Tyler Mitchelson Resigns as CEO, Remains as a Director

TORONTO, Feb. 11, 2014 /CNW/ – Royal Nickel Corporation (“RNC”) (TSX: RNX) today announced Tyler Mitchelson, President & CEO of RNC, has decided to leave RNC in order to take a position with Anglo American Corporation. Mr. Mitchelson will remain as a Director of RNC.

“We thank Tyler for the four years he has led RNC and the significant work he has done to advance the Dumont Nickel Project. We wish him well in his new position,” said Scott Hand, Executive Chairman of RNC.

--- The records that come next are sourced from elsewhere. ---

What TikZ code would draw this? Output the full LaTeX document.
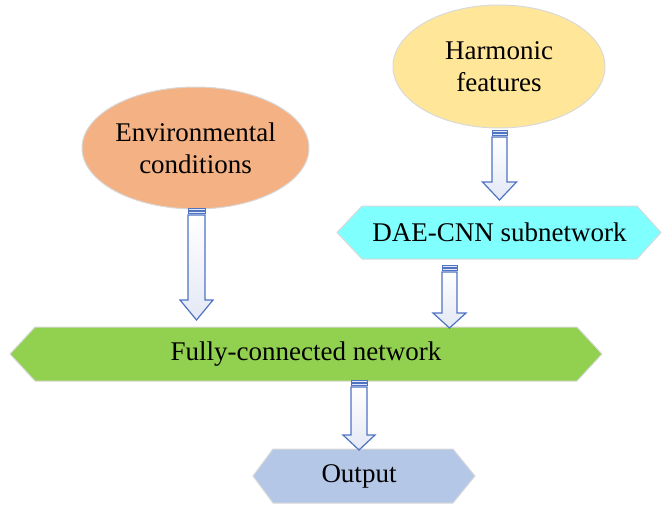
\documentclass[tikz,border=0pt]{standalone}
\usepackage{fontspec}
\setmainfont{Liberation Serif}
\usetikzlibrary{shapes.geometric}
\definecolor{envc}{HTML}{F4B183}
\definecolor{harmc}{HTML}{FFE699}
\definecolor{daec}{HTML}{80FFFF}
\definecolor{fcc}{HTML}{92D050}
\definecolor{outc}{HTML}{B4C7E7}
\definecolor{arrline}{HTML}{4F73C3}
\definecolor{arrfill}{HTML}{E3E8F5}
\definecolor{edgec}{HTML}{D9D9D9}
\tikzset{
  txt/.style={font=\fontsize{27}{32}\selectfont, align=center, inner sep=0pt, text=black},
  ell/.style={ellipse, draw=edgec, line width=1pt, inner sep=0pt, txt},
  hexa/.style={draw=edgec, line width=1pt},
  arrbody/.style={draw=arrline, line width=1.2pt, top color=white, bottom color=arrfill, line join=miter},
  arrstripe/.style={draw=arrline, line width=1pt, fill=arrfill}
}
% #1 cx, #2 top, #3 head base, #4 tip, #5 shaft half, #6 head half
\newcommand\stripedarrow[6]{%
  \draw[arrstripe] ({#1-#5},#2) rectangle ({#1+#5},{#2+2});
  \draw[arrstripe] ({#1-#5},{#2+3.5}) rectangle ({#1+#5},{#2+5.5});
  \draw[arrbody] ({#1-#5},{#2+7}) -- ({#1+#5},{#2+7}) -- ({#1+#5},#3) -- ({#1+#6},#3)
    -- (#1,#4) -- ({#1-#6},#3) -- ({#1-#5},#3) -- cycle;
}
\begin{document}
\begin{tikzpicture}[x=1pt,y=-1pt]
\useasboundingbox (0,0) rectangle (662,504);
% ellipses
\node[ell, fill=harmc, minimum width=212pt, minimum height=123pt] (harm) at (499,66.5) {Harmonic\\features};
\node[ell, fill=envc, minimum width=213pt, minimum height=122pt] (env) at (195.5,148) {Environmental\\conditions};
% hexagons
\draw[hexa, fill=daec] (337,232.5) -- (362,206) -- (637,206) -- (661,232.5) -- (637,259) -- (362,259) -- cycle;
\node[txt] (dae) at (499.5,232.5) {DAE-CNN subnetwork};
\draw[hexa, fill=fcc] (10,354) -- (35,327) -- (577,327) -- (602,354) -- (577,381) -- (35,381) -- cycle;
\node[txt] (fc) at (306,354) {Fully-connected network};
\draw[hexa, fill=outc] (253,476) -- (273,449) -- (453,449) -- (475,476) -- (453,503) -- (273,503) -- cycle;
\node[txt] (out) at (359,476) {Output};
% block arrows
\stripedarrow{499.5}{130}{182}{200}{7.5}{17}
\stripedarrow{196.5}{208}{300}{320}{8.5}{16.5}
\stripedarrow{449.5}{265}{313}{328}{7.5}{16.5}
\stripedarrow{359}{380}{435}{450}{8}{16}
\end{tikzpicture}
\end{document}
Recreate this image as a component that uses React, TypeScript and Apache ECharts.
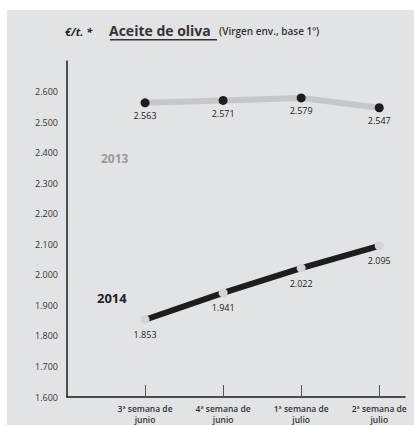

Effective today, Mark Selby, SVP Business Development at RNC since 2010, has been appointed Interim CEO. Mr. Selby possesses more than 20 years’ experience in finance and corporate development at resource companies, including Inco Limited and Quadra Mining. Mr. Selby will be able to call on Executive Chairman, Scott Hand as well as Directors Peter Goudie and Peter Jones. Mr. Hand is the former Chairman & CEO of Inco which was a major participant in the nickel industry before it was acquired by Vale in 2007. Mr. Jones was President & COO of Inco and Mr. Goudie was Executive Vice-President for Sales and Marketing for Inco with extensive experience in Asia. Mr. Hand, Mr. Goudie and Mr. Jones have been Directors of RNC since 2008.

“The Dumont Nickel Project is a world-class project that will be needed to meet the growing global demand for nickel,” said Mr. Hand.